◆ Your objective ◆
Keep the pictures out of the copy and print all the entries below exactly.

◆ Source records ◆
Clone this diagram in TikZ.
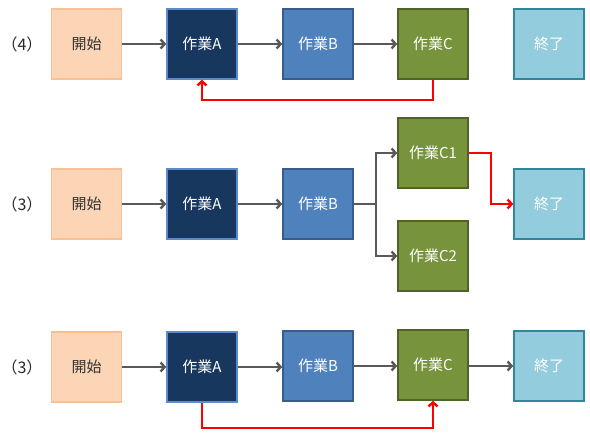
\documentclass[tikz,border=0pt]{standalone}
\usepackage{fontspec}
\setmainfont{Noto Sans CJK JP}
\usepackage{tikz}
\usetikzlibrary{shapes,arrows,arrows.meta,positioning}

\definecolor{startfill}{HTML}{FBD5B5}
\definecolor{startline}{HTML}{F9C093}
\definecolor{afill}{HTML}{17375E}
\definecolor{aline}{HTML}{5B8BC8}
\definecolor{bfill}{HTML}{4F81BD}
\definecolor{bline}{HTML}{385D8A}
\definecolor{cfill}{HTML}{77933C}
\definecolor{cline}{HTML}{4F6228}
\definecolor{endfill}{HTML}{93CDDD}
\definecolor{endline}{HTML}{31859C}
\definecolor{flowgray}{HTML}{595959}

\begin{document}
\begin{tikzpicture}[x=1pt, y=-1pt, >={Straight Barb[length=4pt,width=9pt]}]
			\tikzstyle{Box}		= [rectangle, draw, line width=1.6pt, minimum size=70pt, inner sep=0pt, font=\fontsize{15}{17}\selectfont, text=white]
			\tikzstyle{Start}	= [fill=startfill, draw=startline, text=black!80]
			\tikzstyle{TaskA}	= [fill=afill, draw=aline]
			\tikzstyle{TaskB}	= [fill=bfill, draw=bline]
			\tikzstyle{TaskC}	= [fill=cfill, draw=cline]
			\tikzstyle{End}		= [fill=endfill, draw=endline]
			\tikzstyle{Case}	= [anchor=west, font=\fontsize{16}{18}\selectfont, text=black!85]
			\tikzstyle{Flow}	= [line width=2.4pt, flowgray]
			\tikzstyle{Crit}	= [line width=2.4pt, red]

			\useasboundingbox (0,0) rectangle (590,432);

			% (4)
			\node (n1) at (-2,44) [Case] {（4）};
			\node (s1) at (86.5,44) [Box][Start] {開始};
			\node (a1) at (202,44) [Box][TaskA] {作業A};
			\node (b1) at (318,44) [Box][TaskB] {作業B};
			\node (c1) at (433,44) [Box][TaskC] {作業C};
			\node (e1) at (549,44) [Box][End] {終了};

			\draw [->] (s1) to (a1) [Flow];
			\draw [->] (a1) to (b1) [Flow];
			\draw [->] (b1) to (c1) [Flow];
			\draw [->] (c1.south) -- ++(0,20) -| (a1.south) [Crit];

			% (3) split
			\node (n2) at (-2,204) [Case] {（3）};
			\node (s2) at (86.5,204) [Box][Start] {開始};
			\node (a2) at (202,204) [Box][TaskA] {作業A};
			\node (b2) at (318,204) [Box][TaskB] {作業B};
			\node (c21) at (433,153) [Box][TaskC] {作業C1};
			\node (c22) at (433,256) [Box][TaskC] {作業C2};
			\node (e2) at (549,204) [Box][End] {終了};
			\coordinate (j2) at (376,204);

			\draw [->] (s2) to (a2) [Flow];
			\draw [->] (a2) to (b2) [Flow];
			\draw [-] (b2) to (j2) [Flow];
			\draw [->] (j2) |- (c21) [Flow];
			\draw [->] (j2) |- (c22) [Flow];
			\draw [->] (c21.east) -- ++(22,0) |- (e2.west) [Crit];

			% (3)
			\node (n3) at (-2,367) [Case] {（3）};
			\node (s3) at (86.5,367) [Box][Start] {開始};
			\node (a3) at (202,367) [Box][TaskA] {作業A};
			\node (b3) at (318,366) [Box][TaskB] {作業B};
			\node (c3) at (433,365) [Box][TaskC] {作業C};
			\node (e3) at (549,366) [Box][End] {終了};

			\draw [->] (s3) to (a3) [Flow];
			\draw [->] (a3) to (a3 -| b3.west) [Flow];
			\draw [->] (b3) to (b3 -| c3.west) [Flow];
			\draw [->] (c3.east |- e3) to (e3) [Flow];
			\draw [->] (a3.south) -- ++(0,25) -| (c3.south) [Crit];
		\end{tikzpicture}
\end{document}
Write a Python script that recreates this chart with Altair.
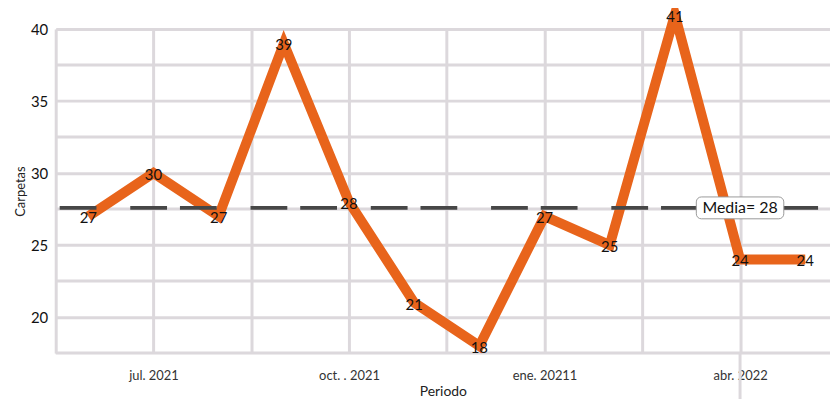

◆ Result ◆
Clone this diagram in TikZ.
\documentclass[tikz,border=0pt]{standalone}
\usepackage{fontspec}
\setmainfont{Noto Sans CJK JP}
\usepackage{tikz}
\usetikzlibrary{shapes,arrows,arrows.meta,positioning}

\definecolor{startfill}{HTML}{FBD5B5}
\definecolor{startline}{HTML}{F9C093}
\definecolor{afill}{HTML}{17375E}
\definecolor{aline}{HTML}{5B8BC8}
\definecolor{bfill}{HTML}{4F81BD}
\definecolor{bline}{HTML}{385D8A}
\definecolor{cfill}{HTML}{77933C}
\definecolor{cline}{HTML}{4F6228}
\definecolor{endfill}{HTML}{93CDDD}
\definecolor{endline}{HTML}{31859C}
\definecolor{flowgray}{HTML}{595959}

\begin{document}
\begin{tikzpicture}[x=1pt, y=-1pt, >={Straight Barb[length=4pt,width=9pt]}]
			\tikzstyle{Box}		= [rectangle, draw, line width=1.6pt, minimum size=70pt, inner sep=0pt, font=\fontsize{15}{17}\selectfont, text=white]
			\tikzstyle{Start}	= [fill=startfill, draw=startline, text=black!80]
			\tikzstyle{TaskA}	= [fill=afill, draw=aline]
			\tikzstyle{TaskB}	= [fill=bfill, draw=bline]
			\tikzstyle{TaskC}	= [fill=cfill, draw=cline]
			\tikzstyle{End}		= [fill=endfill, draw=endline]
			\tikzstyle{Case}	= [anchor=west, font=\fontsize{16}{18}\selectfont, text=black!85]
			\tikzstyle{Flow}	= [line width=2.4pt, flowgray]
			\tikzstyle{Crit}	= [line width=2.4pt, red]

			\useasboundingbox (0,0) rectangle (590,432);

			% (4)
			\node (n1) at (-2,44) [Case] {（4）};
			\node (s1) at (86.5,44) [Box][Start] {開始};
			\node (a1) at (202,44) [Box][TaskA] {作業A};
			\node (b1) at (318,44) [Box][TaskB] {作業B};
			\node (c1) at (433,44) [Box][TaskC] {作業C};
			\node (e1) at (549,44) [Box][End] {終了};

			\draw [->] (s1) to (a1) [Flow];
			\draw [->] (a1) to (b1) [Flow];
			\draw [->] (b1) to (c1) [Flow];
			\draw [->] (c1.south) -- ++(0,20) -| (a1.south) [Crit];

			% (3) split
			\node (n2) at (-2,204) [Case] {（3）};
			\node (s2) at (86.5,204) [Box][Start] {開始};
			\node (a2) at (202,204) [Box][TaskA] {作業A};
			\node (b2) at (318,204) [Box][TaskB] {作業B};
			\node (c21) at (433,153) [Box][TaskC] {作業C1};
			\node (c22) at (433,256) [Box][TaskC] {作業C2};
			\node (e2) at (549,204) [Box][End] {終了};
			\coordinate (j2) at (376,204);

			\draw [->] (s2) to (a2) [Flow];
			\draw [->] (a2) to (b2) [Flow];
			\draw [-] (b2) to (j2) [Flow];
			\draw [->] (j2) |- (c21) [Flow];
			\draw [->] (j2) |- (c22) [Flow];
			\draw [->] (c21.east) -- ++(22,0) |- (e2.west) [Crit];

			% (3)
			\node (n3) at (-2,367) [Case] {（3）};
			\node (s3) at (86.5,367) [Box][Start] {開始};
			\node (a3) at (202,367) [Box][TaskA] {作業A};
			\node (b3) at (318,366) [Box][TaskB] {作業B};
			\node (c3) at (433,365) [Box][TaskC] {作業C};
			\node (e3) at (549,366) [Box][End] {終了};

			\draw [->] (s3) to (a3) [Flow];
			\draw [->] (a3) to (a3 -| b3.west) [Flow];
			\draw [->] (b3) to (b3 -| c3.west) [Flow];
			\draw [->] (c3.east |- e3) to (e3) [Flow];
			\draw [->] (a3.south) -- ++(0,25) -| (c3.south) [Crit];
		\end{tikzpicture}
\end{document}
Write a Python script that recreates this chart with Altair.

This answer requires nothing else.